Scan the records below for the line with "What matplotlib code" and the line with "plt.rcParams['font.family'] = ['Lato', 'DejaVu", and retype that range exactly, both ends included, pictures excepted.

Lines of data
—————
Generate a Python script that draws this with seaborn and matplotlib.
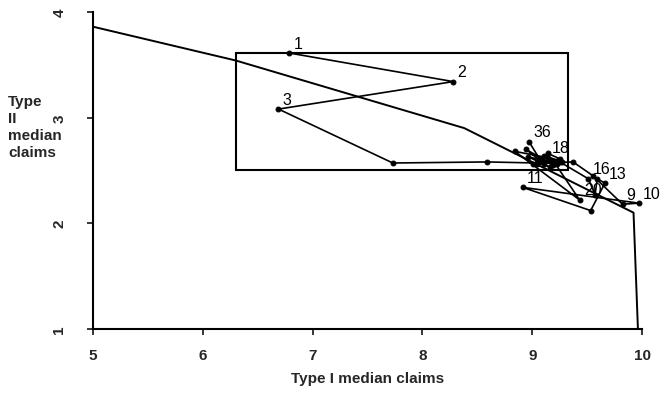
import matplotlib
matplotlib.use("Agg")
import matplotlib.pyplot as plt
import matplotlib.patches as mpatches
import seaborn as sns
import pandas as pd

# Median claims per round (type I, type II)
rounds = list(range(1, 37))
type1_claims = [6.79, 8.28, 6.69, 7.73, 8.59, 9.04, 9.37, 9.55, 9.82, 9.97,
                8.91, 9.53, 9.66, 9.59, 9.57, 9.51, 9.25, 9.14, 8.84, 9.43,
                9.19, 9.01, 9.11, 9.27, 9.16, 8.96, 9.22, 9.07, 9.14, 9.25,
                9.04, 9.11, 8.94, 9.19, 9.07, 8.97]
type2_claims = [3.61, 3.34, 3.08, 2.57, 2.58, 2.57, 2.58, 2.45, 2.18, 2.19,
                2.34, 2.12, 2.38, 2.42, 2.27, 2.42, 2.58, 2.62, 2.68, 2.22,
                2.59, 2.56, 2.64, 2.58, 2.53, 2.63, 2.56, 2.61, 2.66, 2.61,
                2.56, 2.56, 2.70, 2.55, 2.60, 2.77]
labelled_rounds = [1, 2, 3, 9, 10, 11, 13, 16, 18, 20, 36]

# Reference curve
curve_x = [5.0, 6.30, 8.38, 9.92, 9.96]
curve_y = [3.86, 3.54, 2.90, 2.10, 1.0]

# Highlighted region
box_x = [6.30, 9.32]
box_y = [2.50, 3.61]

x_ticks = [5, 6, 7, 8, 9, 10]
y_ticks = [1, 2, 3, 4]
y_title_lines = ["Type", "II", "median", "claims"]

sns.set_style("ticks")
plt.rcParams["font.family"] = ["Liberation Sans", "DejaVu Sans"]
plt.rcParams["font.weight"] = "bold"

fig = plt.figure(figsize=(6.67, 4.14), dpi=100)
ax = fig.add_axes([0.139, 0.203, 0.824, 0.766])

df = pd.DataFrame({"round": rounds, "t1": type1_claims, "t2": type2_claims})
curve = pd.DataFrame({"t1": curve_x, "t2": curve_y})

sns.lineplot(data=curve, x="t1", y="t2", sort=False, estimator=None,
             color="black", linewidth=1.4, ax=ax)
sns.lineplot(data=df, x="t1", y="t2", sort=False, estimator=None,
             color="black", linewidth=1.2, marker="o", markersize=3.5,
             markeredgecolor="black", ax=ax)

ax.add_patch(mpatches.Rectangle((box_x[0], box_y[0]), box_x[1] - box_x[0],
                                box_y[1] - box_y[0], fill=False,
                                edgecolor="black", linewidth=1.5))

for r, x, y in zip(rounds, type1_claims, type2_claims):
    if r in labelled_rounds:
        ax.annotate(str(r), (x, y), xytext=(3, 4), textcoords="offset points",
                    fontsize=11.5, fontweight="normal", color="black",
                    annotation_clip=False)

ax.set_xlim(5, 10)
ax.set_ylim(1, 4)
ax.set_xticks(x_ticks)
ax.set_yticks(y_ticks)
ax.tick_params(axis="x", labelsize=11, length=4, width=1.3, pad=10)
ax.tick_params(axis="y", labelsize=11, length=4, width=1.3, pad=15,
               labelrotation=90)
for lbl in ax.get_yticklabels():
    lbl.set_va("center")

for side in ["top", "right"]:
    ax.spines[side].set_visible(False)
for side in ["left", "bottom"]:
    ax.spines[side].set_linewidth(1.5)
    ax.spines[side].set_color("black")

ax.set_xlabel("Type I median claims", fontsize=11, fontweight="bold",
              labelpad=6)
ax.set_ylabel("")

# Vertical-axis title, one line per word, stacked at the left edge
line_step = 17 / 414
for i, word in enumerate(y_title_lines):
    fig.text(0.012, 1 - 102 / 414 - i * line_step, word, fontsize=11,
             fontweight="bold", ha="left", va="center")

fig.savefig("out.png", dpi=100, facecolor="white")
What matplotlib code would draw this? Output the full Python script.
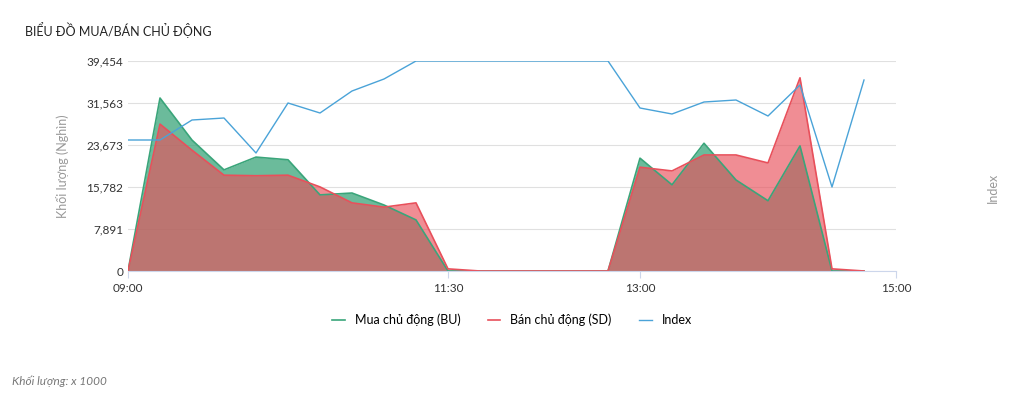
import matplotlib.pyplot as plt

plt.rcParams['font.family'] = ['Lato', 'DejaVu Sans']

# minutes since 09:00, 15-minute steps
minutes = [0, 15, 30, 45, 60, 75, 90, 105, 120, 135, 150, 165, 180, 195, 210, 225,
           240, 255, 270, 285, 300, 315, 330, 345]
bu = [0, 32500, 24600, 19000, 21400, 20900, 14300, 14650, 12400, 9600, 0, 0, 0, 0, 0, 0,
      21200, 16200, 24000, 17100, 13200, 23500, 0, 0]
sd = [0, 27600, 22700, 18000, 17900, 18000, 15800, 12800, 12000, 12800, 400, 0, 0, 0, 0, 0,
      19500, 18800, 21800, 21800, 20300, 36300, 400, 0]
index_vals = [1263.1, 1263.1, 1265.1, 1265.3, 1261.8, 1266.8, 1265.8, 1268.0, 1269.2, 1271.0,
              1271.0, 1271.0, 1271.0, 1271.0, 1271.0, 1271.0,
              1266.3, 1265.7, 1266.9, 1267.1, 1265.5, 1268.6, 1258.4, 1269.1]

yticks = [0, 7891, 15782, 23673, 31563, 39454]
xticks = [0, 150, 240, 360]
xlabels = ['09:00', '11:30', '13:00', '15:00']

green = '#3aa57a'
red = '#e8505b'
blue = '#4aa3d8'

fig = plt.figure(figsize=(10.24, 4.03), dpi=100)
ax = fig.add_axes([128/1024, 1-271/403, 768/1024, 210/403])

ax.fill_between(minutes, bu, color=green, alpha=0.75, lw=0)
ax.plot(minutes, bu, color=green, lw=1.2, label='Mua chủ động (BU)')
ax.fill_between(minutes, sd, color=red, alpha=0.65, lw=0)
ax.plot(minutes, sd, color=red, lw=1.2, label='Bán chủ động (SD)')

ax.set_xlim(0, 360)
ax.set_ylim(0, 39454)
ax.set_yticks(yticks)
ax.set_yticklabels([f'{v:,}' for v in yticks])
ax.set_xticks(xticks)
ax.set_xticklabels(xlabels)
ax.grid(axis='y', color='#e0e0e0', lw=0.8)
ax.set_axisbelow(True)
for s in ['top', 'right', 'left']:
    ax.spines[s].set_visible(False)
ax.spines['bottom'].set_color('#ccd6eb')
ax.tick_params(axis='y', length=0, labelsize=8.5, colors='#333333')
ax.tick_params(axis='x', length=5, color='#ccd6eb', labelsize=8.5, colors='#333333')
ax.set_ylabel('Khối lượng (Nghìn)', color='#999999', fontsize=9, labelpad=12)

ax2 = ax.twinx()
ax2.plot(minutes, index_vals, color=blue, lw=1, label='Index')
ax2.set_ylim(1250, 1271)
ax2.set_yticks([])
for s in ax2.spines.values():
    s.set_visible(False)
fig.text(993/1024, 1-188/403, 'Index', rotation=90, color='#999999', fontsize=9,
         ha='center', va='center')

h1, l1 = ax.get_legend_handles_labels()
h2, l2 = ax2.get_legend_handles_labels()
fig.legend(h1 + h2, l1 + l2, loc='center', bbox_to_anchor=(0.5, 1-320/403), ncol=3,
           frameon=False, fontsize=9, handlelength=1, columnspacing=2.2)

fig.text(25/1024, 1-30/403, 'BIỂU ĐỒ MUA/BÁN CHỦ ĐỘNG', fontsize=9, color='#222222', va='center')
fig.text(12/1024, 1-381/403, 'Khối lượng: x 1000', fontsize=8.5, style='italic',
         color='#777777', va='center')

fig.savefig('out.png', dpi=100)
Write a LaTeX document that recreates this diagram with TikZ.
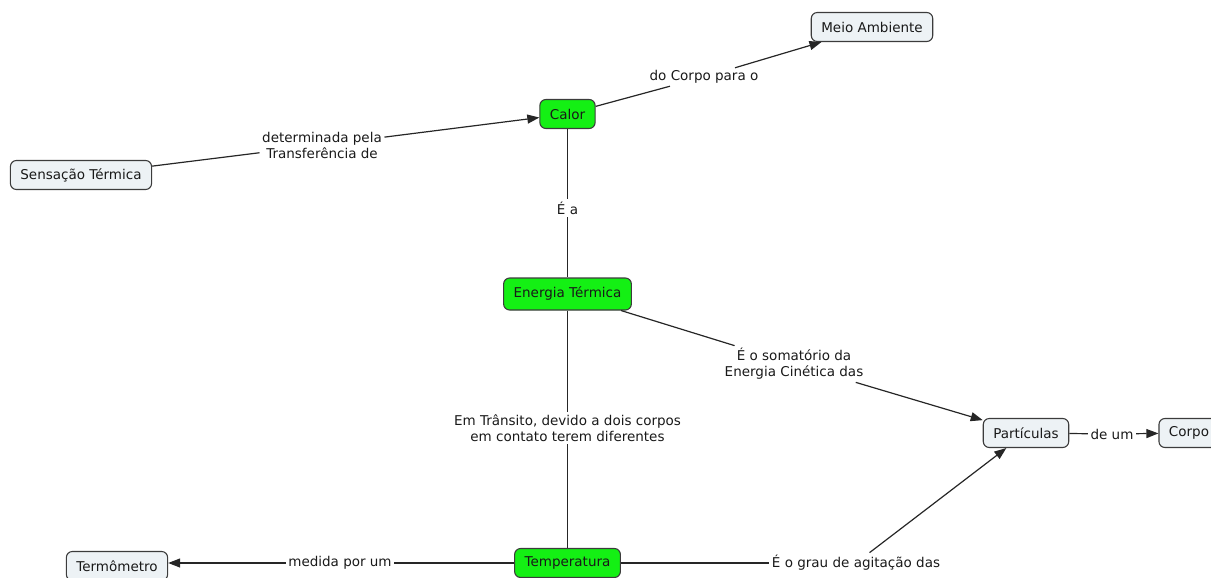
\documentclass[tikz,border=0pt]{standalone}
\usepackage{fontspec}
\setmainfont{DejaVu Sans}
\usetikzlibrary{arrows.meta}
\definecolor{linegray}{HTML}{262626}
\definecolor{boxgray}{HTML}{EDF2F5}
\definecolor{boxgreen}{HTML}{14F014}
\begin{document}
\begin{tikzpicture}[x=1pt,y=-1pt,
  every node/.style={font=\fontsize{13.5}{16}\selectfont},
  concept/.style={draw=linegray!90, line width=1.1pt, rounded corners=6pt,
    inner xsep=10pt, minimum height=29pt, text=black!90},
  plain/.style={concept, fill=boxgray},
  hot/.style={concept, fill=boxgreen},
  linklabel/.style={inner sep=2.5pt, align=center, text=black!90},
  link/.style={draw=linegray, line width=1.2pt},
  arrowlink/.style={link, -{Triangle[length=12pt,width=9pt]}}]
\useasboundingbox (0,0) rectangle (1211,578);

% concepts
\node[plain] (meio) at (872,27) {Meio Ambiente};
\node[hot] (calor) at (567.5,114) {Calor};
\node[plain] (sens) at (81,175) {Sensação Térmica};
\node[hot, minimum height=32pt] (energia) at (567.5,294) {Energia Térmica};
\node[plain] (part) at (1026,433) {Partículas};
\node[plain] (corpo) at (1189,433) {Corpo};
\node[plain] (termo) at (117,566) {Termômetro};
\node[hot] (temp) at (567.5,563) {Temperatura};

% linking phrases
\node[linklabel] (l1) at (322,145) {determinada pela\\Transferência de};
\node[linklabel] (l2) at (704,77) {do Corpo para o};
\node[linklabel] (l3) at (567.5,208) {É a};
\node[linklabel] (l4) at (794,364) {É o somatório da\\Energia Cinética das};
\node[linklabel] (l5) at (567.5,428) {Em Trânsito, devido a dois corpos\\em contato terem diferentes};
\node[linklabel] (l6) at (340,563) {medida por um};
\node[linklabel] (l7) at (1112,434) {de um};
\node[linklabel] (l8) at (856,563) {É o grau de agitação das};

% connections
\draw[link] (sens) -- (l1);
\draw[arrowlink] (l1) -- (calor);
\draw[link] (calor) -- (l2);
\draw[arrowlink] (l2) -- (meio);
\draw[link] (calor) -- (l3);
\draw[link] (l3) -- (energia);
\draw[link] (energia) -- (l4);
\draw[arrowlink] (l4) -- (part);
\draw[link] (energia) -- (l5);
\draw[link] (l5) -- (temp);
\draw[link] (temp) -- (l6);
\draw[arrowlink] (l6.west) -- (l6.west -| termo.east);
\draw[link] (temp) -- (l8);
\draw[arrowlink] (l8) -- (part);
\draw[link] (part) -- (l7);
\draw[arrowlink] (l7) -- (corpo);
\end{tikzpicture}
\end{document}
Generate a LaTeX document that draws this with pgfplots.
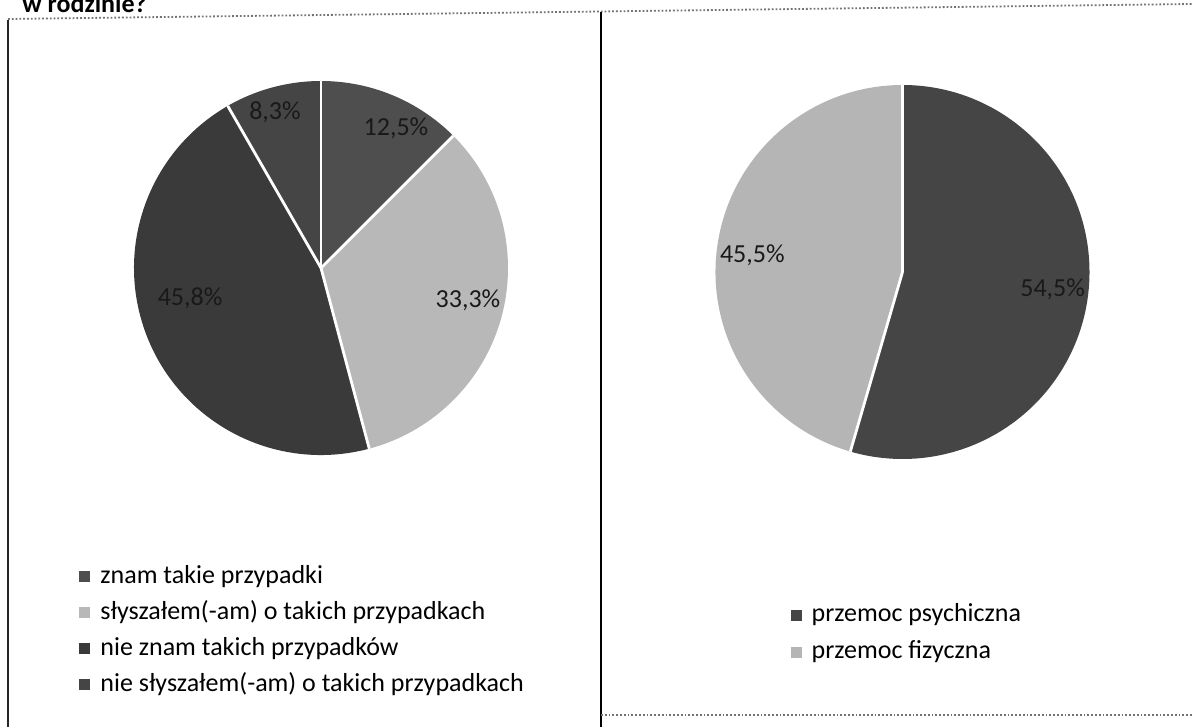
—————
Written answer:
What matplotlib code would draw this? Output the full Python script.
import matplotlib.pyplot as plt

plt.rcParams['font.family'] = ['Lato', 'DejaVu Sans']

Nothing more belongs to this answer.